* [TASK PROMPT]: Going from the top of the data below, give again each line through the one containing "(0,0) rectangle (691,425);", both ends kept.

[Items from a data source]
________
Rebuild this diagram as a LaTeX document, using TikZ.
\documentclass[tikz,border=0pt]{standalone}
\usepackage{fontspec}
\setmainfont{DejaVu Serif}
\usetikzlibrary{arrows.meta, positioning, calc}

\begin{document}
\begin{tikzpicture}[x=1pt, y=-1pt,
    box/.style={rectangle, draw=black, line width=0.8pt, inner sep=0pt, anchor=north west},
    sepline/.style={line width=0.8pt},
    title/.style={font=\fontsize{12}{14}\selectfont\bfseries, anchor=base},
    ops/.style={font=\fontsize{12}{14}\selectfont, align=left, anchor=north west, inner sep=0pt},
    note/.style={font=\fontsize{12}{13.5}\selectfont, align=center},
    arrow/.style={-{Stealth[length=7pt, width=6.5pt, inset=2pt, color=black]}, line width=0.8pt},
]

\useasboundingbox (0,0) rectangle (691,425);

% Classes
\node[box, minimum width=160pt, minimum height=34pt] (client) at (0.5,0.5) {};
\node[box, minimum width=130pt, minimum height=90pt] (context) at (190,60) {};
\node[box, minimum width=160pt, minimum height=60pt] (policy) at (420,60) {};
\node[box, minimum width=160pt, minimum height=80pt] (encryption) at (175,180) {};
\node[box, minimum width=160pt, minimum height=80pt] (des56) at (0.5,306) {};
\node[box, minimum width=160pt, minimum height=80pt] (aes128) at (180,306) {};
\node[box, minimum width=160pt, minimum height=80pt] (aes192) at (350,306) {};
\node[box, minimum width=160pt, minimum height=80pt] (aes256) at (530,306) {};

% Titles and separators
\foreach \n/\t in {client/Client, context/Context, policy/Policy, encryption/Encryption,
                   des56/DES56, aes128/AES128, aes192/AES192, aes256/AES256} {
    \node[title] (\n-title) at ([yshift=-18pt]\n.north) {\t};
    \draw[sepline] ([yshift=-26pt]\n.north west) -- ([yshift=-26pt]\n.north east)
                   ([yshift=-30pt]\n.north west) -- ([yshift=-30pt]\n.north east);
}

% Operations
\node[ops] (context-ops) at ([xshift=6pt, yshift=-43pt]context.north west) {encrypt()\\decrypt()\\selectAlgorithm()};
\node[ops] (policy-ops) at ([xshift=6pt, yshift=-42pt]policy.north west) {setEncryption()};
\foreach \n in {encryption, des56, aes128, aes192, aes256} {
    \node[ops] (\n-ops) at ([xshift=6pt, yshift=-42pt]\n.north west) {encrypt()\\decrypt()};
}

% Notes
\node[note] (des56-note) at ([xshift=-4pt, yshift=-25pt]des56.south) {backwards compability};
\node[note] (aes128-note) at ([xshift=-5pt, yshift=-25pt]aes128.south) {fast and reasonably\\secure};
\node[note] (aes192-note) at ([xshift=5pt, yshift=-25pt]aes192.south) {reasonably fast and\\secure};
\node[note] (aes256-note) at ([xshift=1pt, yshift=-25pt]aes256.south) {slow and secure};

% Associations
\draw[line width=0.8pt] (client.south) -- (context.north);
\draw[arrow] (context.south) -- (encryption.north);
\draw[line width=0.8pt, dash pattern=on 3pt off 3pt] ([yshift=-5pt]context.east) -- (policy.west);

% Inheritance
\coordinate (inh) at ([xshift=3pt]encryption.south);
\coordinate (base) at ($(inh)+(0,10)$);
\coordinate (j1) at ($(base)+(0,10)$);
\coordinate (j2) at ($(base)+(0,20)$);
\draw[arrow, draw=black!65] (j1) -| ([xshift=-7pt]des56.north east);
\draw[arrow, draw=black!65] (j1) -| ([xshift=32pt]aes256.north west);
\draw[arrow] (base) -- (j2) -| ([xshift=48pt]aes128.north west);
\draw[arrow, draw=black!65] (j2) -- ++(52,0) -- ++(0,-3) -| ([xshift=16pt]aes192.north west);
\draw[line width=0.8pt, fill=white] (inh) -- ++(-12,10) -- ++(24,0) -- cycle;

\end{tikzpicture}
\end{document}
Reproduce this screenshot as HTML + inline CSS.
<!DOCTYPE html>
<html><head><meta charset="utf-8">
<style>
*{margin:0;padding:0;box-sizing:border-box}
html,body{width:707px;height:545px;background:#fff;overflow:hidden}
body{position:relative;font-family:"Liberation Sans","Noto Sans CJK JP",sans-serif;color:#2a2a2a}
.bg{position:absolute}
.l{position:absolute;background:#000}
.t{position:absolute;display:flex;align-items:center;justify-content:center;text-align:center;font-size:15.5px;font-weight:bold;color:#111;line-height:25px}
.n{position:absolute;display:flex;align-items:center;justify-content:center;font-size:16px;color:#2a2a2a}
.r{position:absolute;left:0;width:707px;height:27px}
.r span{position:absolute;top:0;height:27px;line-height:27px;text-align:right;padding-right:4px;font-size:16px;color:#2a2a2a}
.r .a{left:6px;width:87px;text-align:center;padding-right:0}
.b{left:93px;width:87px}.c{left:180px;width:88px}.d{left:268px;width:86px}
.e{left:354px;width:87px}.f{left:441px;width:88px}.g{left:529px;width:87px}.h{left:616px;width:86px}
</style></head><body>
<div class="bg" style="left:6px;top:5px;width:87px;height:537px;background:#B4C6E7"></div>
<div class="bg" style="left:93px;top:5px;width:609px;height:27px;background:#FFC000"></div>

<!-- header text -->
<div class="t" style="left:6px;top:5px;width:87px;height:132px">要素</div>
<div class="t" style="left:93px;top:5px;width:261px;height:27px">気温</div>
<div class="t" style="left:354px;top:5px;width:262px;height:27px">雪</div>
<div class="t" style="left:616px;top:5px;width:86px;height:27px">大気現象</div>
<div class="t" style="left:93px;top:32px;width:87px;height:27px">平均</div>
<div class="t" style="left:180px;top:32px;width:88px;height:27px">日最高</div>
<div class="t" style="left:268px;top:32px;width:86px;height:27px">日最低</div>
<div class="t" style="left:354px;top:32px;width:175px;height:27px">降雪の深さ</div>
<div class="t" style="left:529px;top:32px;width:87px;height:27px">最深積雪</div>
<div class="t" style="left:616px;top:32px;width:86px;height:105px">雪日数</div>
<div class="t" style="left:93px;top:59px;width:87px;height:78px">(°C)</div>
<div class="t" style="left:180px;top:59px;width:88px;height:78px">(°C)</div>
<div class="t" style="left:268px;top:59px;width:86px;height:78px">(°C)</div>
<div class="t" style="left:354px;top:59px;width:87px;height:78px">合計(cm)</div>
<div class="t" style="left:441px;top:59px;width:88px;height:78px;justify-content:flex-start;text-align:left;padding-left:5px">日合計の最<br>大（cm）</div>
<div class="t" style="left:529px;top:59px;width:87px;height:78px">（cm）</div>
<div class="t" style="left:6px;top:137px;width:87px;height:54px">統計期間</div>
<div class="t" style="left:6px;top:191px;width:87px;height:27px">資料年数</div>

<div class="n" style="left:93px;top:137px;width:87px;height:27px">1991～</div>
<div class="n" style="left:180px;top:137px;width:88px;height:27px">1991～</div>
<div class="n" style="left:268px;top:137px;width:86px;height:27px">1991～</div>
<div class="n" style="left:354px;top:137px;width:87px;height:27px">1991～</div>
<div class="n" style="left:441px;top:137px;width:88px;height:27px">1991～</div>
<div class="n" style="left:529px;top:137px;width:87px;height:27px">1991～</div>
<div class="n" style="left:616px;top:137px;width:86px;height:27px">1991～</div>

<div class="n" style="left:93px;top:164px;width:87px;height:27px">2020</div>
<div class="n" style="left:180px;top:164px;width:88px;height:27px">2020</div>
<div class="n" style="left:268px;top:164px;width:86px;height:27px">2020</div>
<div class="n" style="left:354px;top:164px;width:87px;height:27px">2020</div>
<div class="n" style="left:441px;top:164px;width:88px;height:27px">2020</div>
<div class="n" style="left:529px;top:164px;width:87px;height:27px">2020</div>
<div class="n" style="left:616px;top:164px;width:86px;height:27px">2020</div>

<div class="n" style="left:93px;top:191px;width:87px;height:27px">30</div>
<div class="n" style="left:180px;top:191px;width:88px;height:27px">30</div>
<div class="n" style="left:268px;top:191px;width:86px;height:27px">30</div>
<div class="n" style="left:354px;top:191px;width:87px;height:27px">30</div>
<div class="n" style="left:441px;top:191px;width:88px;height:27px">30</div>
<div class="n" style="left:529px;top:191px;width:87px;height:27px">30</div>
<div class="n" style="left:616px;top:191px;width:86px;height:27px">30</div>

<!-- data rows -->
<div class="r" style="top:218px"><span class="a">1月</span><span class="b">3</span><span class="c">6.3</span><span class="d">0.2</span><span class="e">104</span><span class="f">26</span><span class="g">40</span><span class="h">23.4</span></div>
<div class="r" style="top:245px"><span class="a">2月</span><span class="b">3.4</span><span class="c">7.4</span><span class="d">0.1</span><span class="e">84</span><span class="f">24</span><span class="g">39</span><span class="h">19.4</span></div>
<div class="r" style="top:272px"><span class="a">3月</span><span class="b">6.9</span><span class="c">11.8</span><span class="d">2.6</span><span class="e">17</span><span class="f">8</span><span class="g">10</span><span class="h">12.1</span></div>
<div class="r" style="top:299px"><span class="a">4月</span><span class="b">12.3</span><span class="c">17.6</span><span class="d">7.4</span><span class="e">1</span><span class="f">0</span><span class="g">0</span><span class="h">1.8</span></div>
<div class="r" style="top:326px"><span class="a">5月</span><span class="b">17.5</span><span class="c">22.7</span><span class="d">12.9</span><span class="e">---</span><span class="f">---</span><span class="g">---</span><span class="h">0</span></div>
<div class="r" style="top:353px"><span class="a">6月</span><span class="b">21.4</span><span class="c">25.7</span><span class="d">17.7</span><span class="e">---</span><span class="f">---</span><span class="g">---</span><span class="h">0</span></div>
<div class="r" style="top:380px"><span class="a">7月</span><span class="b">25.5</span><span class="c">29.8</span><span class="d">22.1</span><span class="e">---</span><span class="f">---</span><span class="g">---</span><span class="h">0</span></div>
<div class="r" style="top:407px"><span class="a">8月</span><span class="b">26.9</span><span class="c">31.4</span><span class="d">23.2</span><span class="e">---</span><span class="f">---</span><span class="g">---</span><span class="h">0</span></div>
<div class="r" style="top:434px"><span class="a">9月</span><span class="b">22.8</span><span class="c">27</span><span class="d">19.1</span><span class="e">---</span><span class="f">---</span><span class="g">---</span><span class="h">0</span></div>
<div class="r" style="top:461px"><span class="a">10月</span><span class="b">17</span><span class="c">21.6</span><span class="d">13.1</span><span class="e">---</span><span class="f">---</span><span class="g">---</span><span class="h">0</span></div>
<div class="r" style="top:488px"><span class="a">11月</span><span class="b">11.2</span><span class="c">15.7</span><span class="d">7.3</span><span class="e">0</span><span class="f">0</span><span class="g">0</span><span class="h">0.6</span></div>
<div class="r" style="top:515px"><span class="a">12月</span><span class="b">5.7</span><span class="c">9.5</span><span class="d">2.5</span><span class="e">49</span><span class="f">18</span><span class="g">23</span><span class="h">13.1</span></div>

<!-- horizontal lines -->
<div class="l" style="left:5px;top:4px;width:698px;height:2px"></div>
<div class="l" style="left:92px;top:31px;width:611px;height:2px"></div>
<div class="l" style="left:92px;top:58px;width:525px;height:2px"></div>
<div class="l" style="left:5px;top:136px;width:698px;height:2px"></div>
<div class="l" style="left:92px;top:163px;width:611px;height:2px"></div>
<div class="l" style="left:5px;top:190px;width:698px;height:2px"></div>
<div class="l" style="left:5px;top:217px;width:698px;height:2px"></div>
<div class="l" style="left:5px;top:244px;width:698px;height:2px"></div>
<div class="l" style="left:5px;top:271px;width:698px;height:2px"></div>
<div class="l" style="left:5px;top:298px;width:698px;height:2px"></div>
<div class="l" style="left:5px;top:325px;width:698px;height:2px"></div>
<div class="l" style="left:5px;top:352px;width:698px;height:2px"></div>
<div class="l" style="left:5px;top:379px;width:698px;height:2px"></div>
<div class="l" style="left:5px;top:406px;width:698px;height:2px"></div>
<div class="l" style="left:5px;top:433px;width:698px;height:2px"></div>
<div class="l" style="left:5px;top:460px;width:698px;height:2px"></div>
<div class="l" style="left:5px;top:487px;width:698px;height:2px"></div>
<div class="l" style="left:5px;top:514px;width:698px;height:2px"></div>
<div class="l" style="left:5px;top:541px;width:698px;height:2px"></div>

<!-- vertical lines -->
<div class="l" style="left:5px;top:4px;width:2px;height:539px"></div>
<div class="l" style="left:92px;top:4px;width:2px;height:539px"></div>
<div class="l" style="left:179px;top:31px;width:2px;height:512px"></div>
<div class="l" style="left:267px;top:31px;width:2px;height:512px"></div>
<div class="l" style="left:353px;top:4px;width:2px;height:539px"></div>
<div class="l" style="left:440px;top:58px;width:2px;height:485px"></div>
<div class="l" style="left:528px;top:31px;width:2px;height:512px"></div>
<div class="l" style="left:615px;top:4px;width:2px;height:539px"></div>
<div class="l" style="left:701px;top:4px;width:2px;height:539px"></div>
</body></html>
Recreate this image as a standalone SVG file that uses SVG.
________
* [THE REPLY]:
Rebuild this diagram as a LaTeX document, using TikZ.
\documentclass[tikz,border=0pt]{standalone}
\usepackage{fontspec}
\setmainfont{DejaVu Serif}
\usetikzlibrary{arrows.meta, positioning, calc}

\begin{document}
\begin{tikzpicture}[x=1pt, y=-1pt,
    box/.style={rectangle, draw=black, line width=0.8pt, inner sep=0pt, anchor=north west},
    sepline/.style={line width=0.8pt},
    title/.style={font=\fontsize{12}{14}\selectfont\bfseries, anchor=base},
    ops/.style={font=\fontsize{12}{14}\selectfont, align=left, anchor=north west, inner sep=0pt},
    note/.style={font=\fontsize{12}{13.5}\selectfont, align=center},
    arrow/.style={-{Stealth[length=7pt, width=6.5pt, inset=2pt, color=black]}, line width=0.8pt},
]

\useasboundingbox (0,0) rectangle (691,425);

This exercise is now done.